Income, Not Food Desert, Major Driver of Higher Cardiovascular Risk
Individual income status, hence capacity to afford healthy food, and area income are the major drivers of the higher risk of cardiovascular disease seen in people living in food deserts, according to a study published Sept. 13 in Circulation: Cardiovascular Quality and Outcomes.
Using data from 1,421 participants from both the META-Health and the Predictive Health studies conducted in metropolitan Atlanta, GA, Heval M. Kelli, MD, et al., examined the impact of living in food deserts, neighborhoods defined as low income with less access to healthy food. Investigators examined demographic data, metabolic profiles, high-sensitivity C-reactive protein (hs-CRP) levels, oxidative stress markers and arterial stiffness. Mean age was 49.4 years, 38.5 percent were men and 36.6 percent were black. Annual household income in 11.2 percent was less than $25,000, and 47.9 percent had an income less than $75,000.
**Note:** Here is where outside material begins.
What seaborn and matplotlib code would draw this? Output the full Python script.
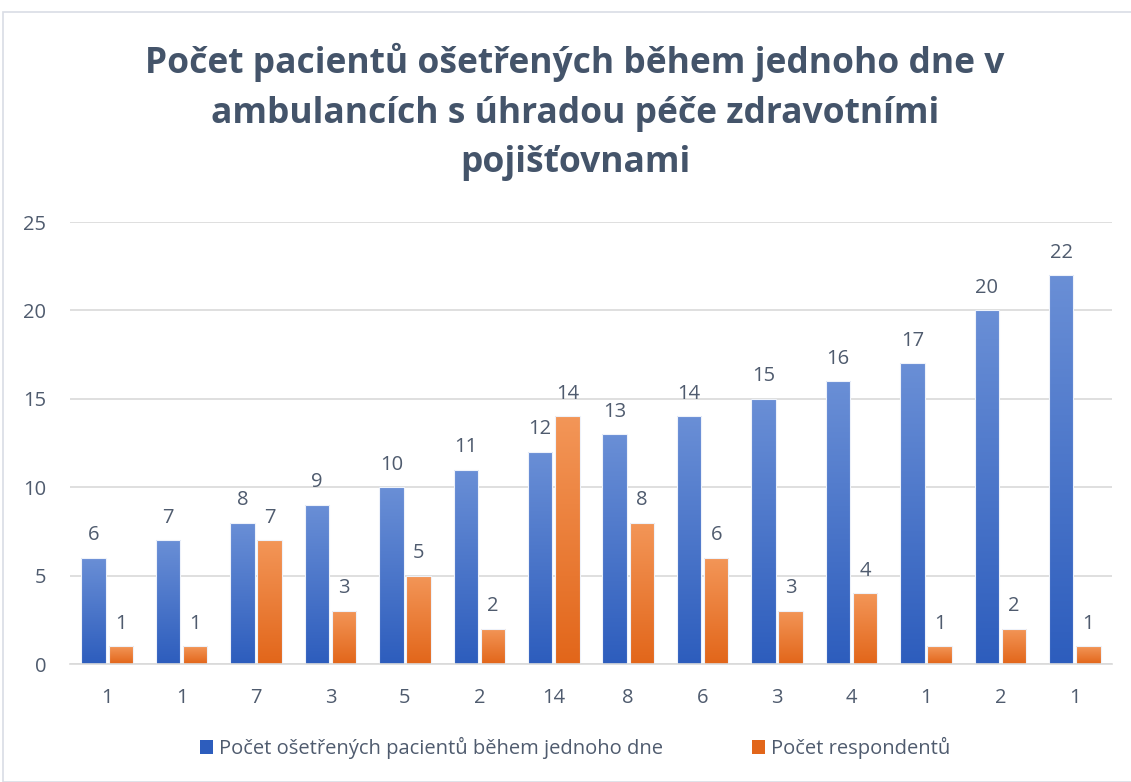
import numpy as np
import pandas as pd
import matplotlib
matplotlib.use("Agg")
import matplotlib.pyplot as plt
import matplotlib.colors as mcolors
from matplotlib.patches import Rectangle, Patch
import seaborn as sns

# ---- data ----
patients = [6, 7, 8, 9, 10, 11, 12, 13, 14, 15, 16, 17, 20, 22]
respondents = [1, 1, 7, 3, 5, 2, 14, 8, 6, 3, 4, 1, 2, 1]
tick_labels = [str(v) for v in respondents]
series_names = ["Počet ošetřených pacientů během jednoho dne", "Počet respondentů"]
title = "Počet pacientů ošetřených během jednoho dne v\nambulancích s úhradou péče zdravotními\npojišťovnami"

df = pd.DataFrame({
    "idx": list(range(len(patients))) * 2,
    "value": patients + respondents,
    "series": [series_names[0]] * len(patients) + [series_names[1]] * len(respondents),
})

blue_top, blue_bot = "#6a8fd6", "#2d5dbd"
orange_top, orange_bot = "#f39658", "#e2661a"
text_col = "#44546a"
tick_col = "#4f5b6e"

sns.set_theme(style="white")
plt.rcParams["font.family"] = ["Open Sans", "DejaVu Sans"]

fig = plt.figure(figsize=(11.31, 7.82), dpi=100)
ax = fig.add_axes([70 / 1131, 1 - 664 / 782, (1112 - 70) / 1131, (664 - 222) / 782])

sns.barplot(data=df, x="idx", y="value", hue="series", palette=[blue_bot, orange_bot],
            width=0.73, gap=0.1, ax=ax, legend=False, saturation=1)

ax.set_ylim(0, 25)
ax.set_xlim(-0.5, len(patients) - 0.5)
ax.set_yticks(range(0, 26, 5))
ax.yaxis.grid(True, color="#d9d9d9", linewidth=1.2)
ax.set_axisbelow(True)
for s in ["top", "right", "left"]:
    ax.spines[s].set_visible(False)
ax.spines["bottom"].set_color("#d9d9d9")
ax.spines["bottom"].set_linewidth(1.2)
ax.set_xlabel("")
ax.set_ylabel("")
ax.set_xticks(range(len(tick_labels)))
ax.set_xticklabels(tick_labels)
ax.tick_params(axis="both", length=0, labelsize=14.5, colors=tick_col)
ax.tick_params(axis="x", pad=17)
ax.tick_params(axis="y", pad=17)

# gradients on bars
n = len(patients)
grad = np.linspace(0, 1, 256).reshape(-1, 1)
for i, patch in enumerate(ax.patches[:2 * n]):
    top, bot = (blue_top, blue_bot) if i < n else (orange_top, orange_bot)
    cmap = mcolors.LinearSegmentedColormap.from_list("g", [bot, top])
    x0, y0 = patch.get_x(), patch.get_y()
    w, h = patch.get_width(), patch.get_height()
    im = ax.imshow(grad, extent=[x0, x0 + w, y0, y0 + h], origin="lower", cmap=cmap,
                   aspect="auto", zorder=patch.get_zorder())
    im.set_clip_path(patch)
    patch.set_facecolor("none")
    patch.set_edgecolor("#eef2fa")
    patch.set_linewidth(0.8)
    patch.set_zorder(patch.get_zorder() + 0.1)
    ax.annotate(f"{int(h)}", (x0 + w / 2, y0 + h), xytext=(0, 9), textcoords="offset points",
                ha="center", va="bottom", fontsize=14.5, color=tick_col)
ax.set_xlim(-0.5, n - 0.5)
ax.set_ylim(0, 25)

fig.text(575 / 1131, 1 - 112 / 782, title, ha="center", va="center", fontsize=25.5,
         fontweight="bold", color=text_col, linespacing=1.5)

handles = [Patch(facecolor=blue_bot, edgecolor="none"), Patch(facecolor=orange_bot, edgecolor="none")]
fig.legend(handles, series_names, loc="center", bbox_to_anchor=(575 / 1131, 1 - 748 / 782), ncol=2,
           frameon=False, fontsize=14.5, handlelength=0.65, handleheight=0.65, handletextpad=0.3,
           columnspacing=4.4, labelcolor=tick_col)

fig.patches.append(Rectangle((3 / 1131, 0), 1.2, 1 - 12 / 782, transform=fig.transFigure,
                             fill=False, edgecolor="#d9dde5", linewidth=1.2))

fig.savefig("out.png", dpi=100, facecolor="white")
Results showed that participants living in food deserts (n = 187; 13.2 percent), compared with those who did not, more often were black (52 percent vs. 34 percent) with less college education and lower income levels. Their cardiovascular risk profile was more unfavorable, with a higher prevalence of hypertension and smoking, higher levels of body mass index and fasting glucose, and a higher atherosclerotic cardiovascular disease score (p = 0.007).
Systemic oxidative stress, inflammation and arterial stiffness were also found to be increased in participants living in food deserts.
In a multivariate analysis including food access, area income and individual income, both low-income area and low individual household income were independent predictors of a higher 10-year risk for cardiovascular disease. Only low individual income was an independent predictor of higher hs-CRP and augmentation index.
“The present study is the first to report the relationship between living in a food desert, cardiovascular risk factors and subclinical vascular disease,” the study authors write. “This understanding may help to better tailor resources to affected communities and improve utilization of public health resources.”